According to tradition, Buonaparte’s military reputation was seen to have begun with the Siege of Toulon. Indeed, some histories emphasize his role to the extent that the reader could be mistaken for thinking he was in charge of operations: the assumption is that Buonaparte thought up the plan of attack when, as we have seen, he did not.
Buonaparte did, how ever, play a key role, and his talent as a soldier and fledgling commander stands out here. According to a number of memoirs he, more than anybody else, was responsible for the disposition of the artillery:
It gives me great pleasure [wrote François Doppet, whose memoirs, written in 1797, have a tendency to marginalize everyone but himself] to say that this young officer, who has since become the hero of Italy, combined a lot of talent and rare degree of courage, and the most indefatigable activity.

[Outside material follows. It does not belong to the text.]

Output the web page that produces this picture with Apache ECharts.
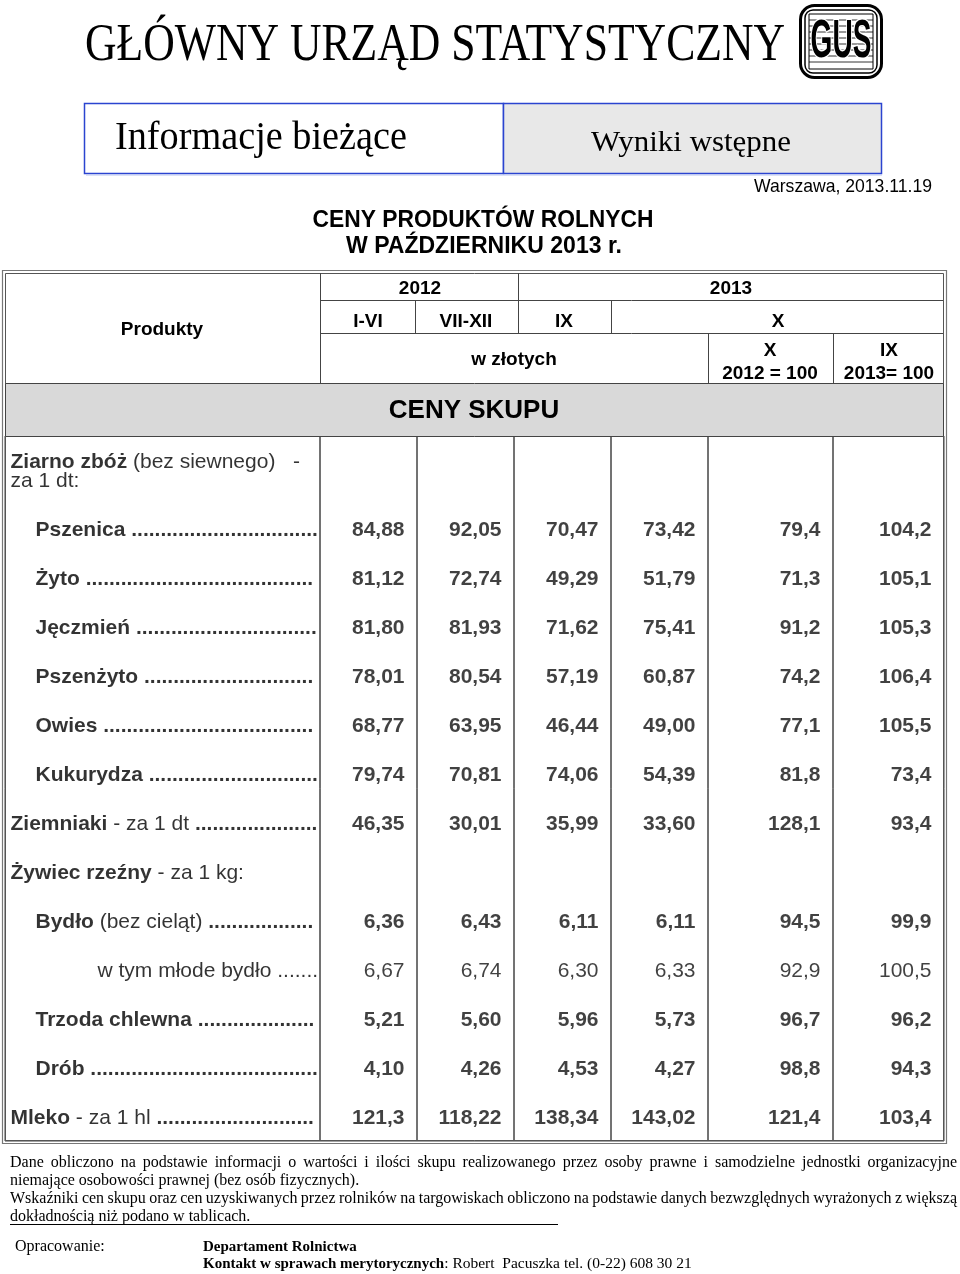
<!DOCTYPE html>
<html><head><meta charset="utf-8">
<script src="https://cdn.jsdelivr.net/npm/echarts/dist/echarts.min.js"></script>
<style>html,body{margin:0;padding:0;background:#fff}#c{width:960px;height:1274px}</style>
</head><body><div id="c"></div>
<script>
// ---------------- DATA ----------------
const columnHeaders = ['I-VI 2012', 'VII-XII 2012', 'IX 2013', 'X 2013', 'X 2013 (X 2012 = 100)', 'X 2013 (IX 2013 = 100)'];
const groupHeader = [['bd', 'Ziarno zbóż'], ['rg', ' (bez siewnego)']];
const groupHeaderLine2 = 'za 1 dt:';
const productLabels = [
  [['bd', 'Pszenica']],
  [['bd', 'Żyto']],
  [['bd', 'Jęczmień']],
  [['bd', 'Pszenżyto']],
  [['bd', 'Owies']],
  [['bd', 'Kukurydza']],
  [['bd', 'Ziemniaki'], ['rg', ' - za 1 dt']],
  [['bd', 'Żywiec rzeźny'], ['rg', ' - za 1 kg:']],
  [['bd', 'Bydło'], ['rg', ' (bez cieląt)']],
  [['rg', 'w tym młode bydło']],
  [['bd', 'Trzoda chlewna']],
  [['bd', 'Drób']],
  [['bd', 'Mleko'], ['rg', ' - za 1 hl']]
];
const vI_VI_2012    = ['84,88','81,12','81,80','78,01','68,77','79,74','46,35',null,'6,36','6,67','5,21','4,10','121,3'];
const vVII_XII_2012 = ['92,05','72,74','81,93','80,54','63,95','70,81','30,01',null,'6,43','6,74','5,60','4,26','118,22'];
const vIX_2013      = ['70,47','49,29','71,62','57,19','46,44','74,06','35,99',null,'6,11','6,30','5,96','4,53','138,34'];
const vX_2013       = ['73,42','51,79','75,41','60,87','49,00','54,39','33,60',null,'6,11','6,33','5,73','4,27','143,02'];
const idxX2012      = ['79,4','71,3','91,2','74,2','77,1','81,8','128,1',null,'94,5','92,9','96,7','98,8','121,4'];
const idxIX2013     = ['104,2','105,1','105,3','106,4','105,5','73,4','93,4',null,'99,9','100,5','96,2','94,3','103,4'];

// ---------------- LAYOUT / STYLE ----------------
const SANS = '"Liberation Sans", Arial, Helvetica, sans-serif';
const SERIF = '"Liberation Serif", "Times New Roman", serif';
const rowIndent = [35,35,35,35,35,35,10,10,35,97,35,35,10];
const rowDots   = ['bd','bd','bd','bd','bd','bd','bd',null,'bd','rg','bd','bd','bd'];
const rowWeight = ['bold','bold','bold','bold','bold','bold','bold','bold','bold','normal','bold','bold','bold'];
const colEdges = [5, 320, 417, 514, 611, 708, 833, 944];
const DATA_TOP = 436, DATA_BOTTOM = 1141;
const Y_MIN = -1.9, Y_MAX = 12.5;
const DOT_END = 318;
const LINE = '#444';
const DY = 2;

const mctx = document.createElement('canvas').getContext('2d');
function tw(t, font) { mctx.font = font; return mctx.measureText(t).width; }
function fontOf(st) { return (st === 'bd' ? 'bold ' : '') + '21px ' + SANS; }

function rowLabelText(i) {
  const parts = productLabels[i];
  let s = '', w = 0;
  parts.forEach(([st, t]) => { s += '{' + st + '|' + t + '}'; w += tw(t, fontOf(st)); });
  const ds = rowDots[i];
  if (ds) {
    w += tw(' ', fontOf(ds));
    const n = Math.max(0, Math.floor((DOT_END - rowIndent[i] - w) / tw('.', fontOf(ds))));
    s += '{' + ds + '| ' + '.'.repeat(n) + '}';
  }
  return s;
}
function groupLabelText() {
  let s = '', w = 0;
  groupHeader.forEach(([st, t]) => { s += '{' + st + '|' + t + '}'; w += tw(t, fontOf(st)); });
  const n = Math.max(1, Math.round((295 - 10 - w) / tw(' ', fontOf('rg'))));
  s += '{rg|' + ' '.repeat(n) + '-}\n{rg|' + groupHeaderLine2 + '}';
  return s;
}

const valueCols = [vI_VI_2012, vVII_XII_2012, vIX_2013, vX_2013, idxX2012, idxIX2013];

// ---------------- GRIDS / AXES / SERIES ----------------
const grids = [], xAxes = [], yAxes = [], series = [];
for (let k = 0; k < 7; k++) {
  grids.push({ left: colEdges[k], top: DATA_TOP, width: colEdges[k + 1] - colEdges[k], height: DATA_BOTTOM - DATA_TOP,
    show: true, borderColor: LINE, borderWidth: 1, backgroundColor: 'transparent', containLabel: false, outerBoundsMode: 'none' });
  xAxes.push({ type: 'value', gridIndex: k, min: 0, max: 1, show: false });
  yAxes.push({ type: 'value', gridIndex: k, min: Y_MIN, max: Y_MAX, inverse: true, show: false });
}
const richStyles = {
  bd: { fontWeight: 'bold', fontSize: 21, fontFamily: SANS, color: '#000', lineHeight: 19 },
  rg: { fontWeight: 'normal', fontSize: 21, fontFamily: SANS, color: '#000', lineHeight: 19 }
};
const labelData = productLabels.map((p, i) => ({
  value: [0, i],
  label: { position: 'right', distance: rowIndent[i] - 5, formatter: rowLabelText(i) }
}));
labelData.unshift({ value: [0, -1.2], label: { position: 'right', distance: 5, formatter: groupLabelText() } });
series.push({
  type: 'scatter', xAxisIndex: 0, yAxisIndex: 0, symbolSize: 1, silent: true,
  itemStyle: { color: 'rgba(0,0,0,0)' },
  label: { show: true, color: '#000', fontFamily: SANS, fontSize: 21, rich: richStyles, offset: [0, 1.5] },
  data: labelData
});
valueCols.forEach((col, c) => {
  const data = [];
  col.forEach((v, i) => {
    if (v === null) return;
    data.push({ name: v, value: [1, i], label: { fontWeight: rowWeight[i] } });
  });
  series.push({
    type: 'scatter', name: columnHeaders[c], xAxisIndex: c + 1, yAxisIndex: c + 1, symbolSize: 1, silent: true,
    itemStyle: { color: 'rgba(0,0,0,0)' },
    label: { show: true, position: 'left', distance: 12, offset: [0, 1.5], formatter: '{b}', color: '#111', fontFamily: SANS, fontSize: 21, fontWeight: 'bold' },
    data
  });
});

// ---------------- GRAPHIC (header, frame, footer) ----------------
const g = [];
function txt(x, y, str, font, align, extra) {
  return Object.assign({ type: 'text', x: x, y: y + DY, silent: true, z: 10,
    style: { x: 0, y: 0, text: str, font: font, fill: '#000', textAlign: align || 'center', align: align || 'center', textVerticalAlign: 'middle', verticalAlign: 'middle' } }, extra || {});
}
function fitTxt(x, y, str, font, width, align) {
  const s = width / tw(str, font);
  return txt(x, y, str, font, align, { scaleX: s });
}
function ln(x1, y1, x2, y2, stroke, lw) {
  return { type: 'line', silent: true, z: 5, shape: { x1, y1, x2, y2 }, style: { stroke: stroke || LINE, lineWidth: lw || 1 } };
}
function rect(x, y, w, h, fill, stroke, lw, r) {
  return { type: 'rect', silent: true, z: 1, shape: { x, y, width: w, height: h, r: r || 0 }, style: { fill: fill || 'none', stroke: stroke || 'none', lineWidth: lw || 1 } };
}

// Title
g.push(fitTxt(85, 44, 'GŁÓWNY URZĄD STATYSTYCZNY', '52px ' + SERIF, 700, 'left'));
// Logo
const logo = { type: 'group', x: 799, y: 4, children: [
  rect(1.5, 1.5, 81, 72, '#fff', '#000', 3, 14),
  rect(6, 6, 72, 63, 'none', '#000', 1.5, 8),
  rect(10, 10, 64, 55, 'none', '#000', 1)
] };
for (let yy = 16; yy < 64; yy += 6) logo.children.push(ln(10, yy, 74, yy, '#000', 0.8));
logo.children.push({ type: 'text', x: 42, y: 38, scaleX: 0.52, silent: true, z: 12, style: { x: 0, y: 0, text: 'GUS', font: 'bold 54px ' + SANS, fill: '#000', stroke: '#fff', lineWidth: 3, align: 'center', textAlign: 'center', verticalAlign: 'middle', textVerticalAlign: 'middle' } });
g.push(logo);

// Blue box
g.push(rect(84.5, 103.5, 419, 70, '#fff', '#2b44d0', 1.5));
g.push(rect(503.5, 103.5, 378, 70, '#e8e8e8', '#2b44d0', 1.5));
g.push(ln(86, 175, 882, 175, '#b8c4f0', 1));
g.push(fitTxt(115, 137, 'Informacje bieżące', '39px ' + SERIF, 292, 'left'));
g.push(fitTxt(591, 141, 'Wyniki wstępne', '29px ' + SERIF, 200, 'left'));
g.push(fitTxt(932, 185, 'Warszawa, 2013.11.19', '19px ' + SANS, 178, 'right'));

// Subtitle
g.push(fitTxt(483, 219, 'CENY PRODUKTÓW ROLNYCH', 'bold 23px ' + SANS, 341, 'center'));
g.push(fitTxt(484, 245, 'W PAŹDZIERNIKU 2013 r.', 'bold 23px ' + SANS, 276, 'center'));

// Table frame (double border)
g.push(rect(2.5, 270.5, 944, 873, 'none', '#777', 1.2));
g.push(rect(5.5, 273.5, 938, 867, 'none', '#555', 1));
// Gray band
g.push(rect(5.5, 383.5, 938, 53, '#d9d9d9', LINE, 1));
// Header lines
g.push(ln(320, 300.5, 943, 300.5));
g.push(ln(320, 333.5, 943, 333.5));
g.push(ln(320.5, 273, 320.5, 383));
g.push(ln(415.5, 300, 415.5, 333));
g.push(ln(518.5, 273, 518.5, 333));
g.push(ln(611.5, 300, 611.5, 333));
g.push(ln(708.5, 333, 708.5, 383));
g.push(ln(833.5, 333, 833.5, 383));
// Header texts
const HF = 'bold 19px ' + SANS;
g.push(txt(162, 328, 'Produkty', HF));
g.push(txt(420, 287, '2012', HF));
g.push(txt(731, 287, '2013', HF));
g.push(txt(368, 320, 'I-VI', HF));
g.push(txt(466, 320, 'VII-XII', HF));
g.push(txt(564, 320, 'IX', HF));
g.push(txt(778, 320, 'X', HF));
g.push(txt(514, 358, 'w złotych', HF));
g.push(txt(770, 349, 'X', HF));
g.push(txt(770, 372, '2012 = 100', HF));
g.push(txt(889, 349, 'IX', HF));
g.push(txt(889, 372, '2013= 100', HF));
g.push(txt(474, 409, 'CENY SKUPU', 'bold 26px ' + SANS));

// Footer
const FF = '16px ' + SERIF;
const FB = 'bold 15px ' + SERIF;
function justified(str, x0, x1, y, font) {
  const words = str.split(' ');
  const ws = words.map(w => tw(w, font));
  const sum = ws.reduce((a, b) => a + b, 0);
  const gap = (x1 - x0 - sum) / (words.length - 1);
  let x = x0;
  words.forEach((w, i) => { g.push(txt(x, y, w, font, 'left')); x += ws[i] + gap; });
}
justified('Dane obliczono na podstawie informacji o wartości i ilości skupu realizowanego przez osoby prawne i samodzielne jednostki organizacyjne', 10, 957, 1161, FF);
g.push(txt(10, 1179, 'niemające osobowości prawnej (bez osób fizycznych).', FF, 'left'));
justified('Wskaźniki cen skupu oraz cen uzyskiwanych przez rolników na targowiskach obliczono na podstawie danych bezwzględnych wyrażonych z większą', 10, 957, 1197, FF);
g.push(txt(10, 1215, 'dokładnością niż podano w tablicach.', FF, 'left'));
g.push(ln(10, 1224.5, 558, 1224.5, '#000', 1));
g.push(txt(15, 1245, 'Opracowanie:', FF, 'left'));
g.push(txt(203, 1245, 'Departament Rolnictwa', FB, 'left'));
g.push({ type: 'text', x: 203, y: 1262 + DY, silent: true, z: 10, style: {
  x: 0, y: 0, text: '{b|Kontakt w sprawach merytorycznych}{r|: Robert  Pacuszka tel. (0-22) 608 30 21}',
  font: FF, fill: '#000', align: 'left', textAlign: 'left', verticalAlign: 'middle', textVerticalAlign: 'middle',
  rich: { b: { fontWeight: 'bold', fontSize: 15, fontFamily: SERIF, fill: '#000', color: '#000' }, r: { fontSize: 15.5, fontFamily: SERIF, fill: '#000', color: '#000' } }
} });

const chart = echarts.init(document.getElementById('c'), null, { renderer: 'canvas', width: 960, height: 1274 });
chart.setOption({
  animation: false,
  backgroundColor: '#fff',
  grid: grids, xAxis: xAxes, yAxis: yAxes, series: series,
  graphic: { elements: g }
});
</script>
</body></html>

Whenever I visited the positions held by this army, either before or after my trip to Lyons, I always found him at his post. If he needed a moment’s rest, he took it on the ground wrapped in his cloak. He never left the batteries.
As a result of Toulon, Buonaparte was noticed by powerful men and promoted to brigadier general. But all this could have led to nothing. High military rank was notoriously perilous during this period: Literally dozens of generals, and hundreds of general officers, were executed or sent to the guillotine for failing to perform according to the requirements of their revolutionary masters—17 generals in 1793 and 67 the following year. All would depend on what Buonaparte did next, and on how well he could politically exploit his position.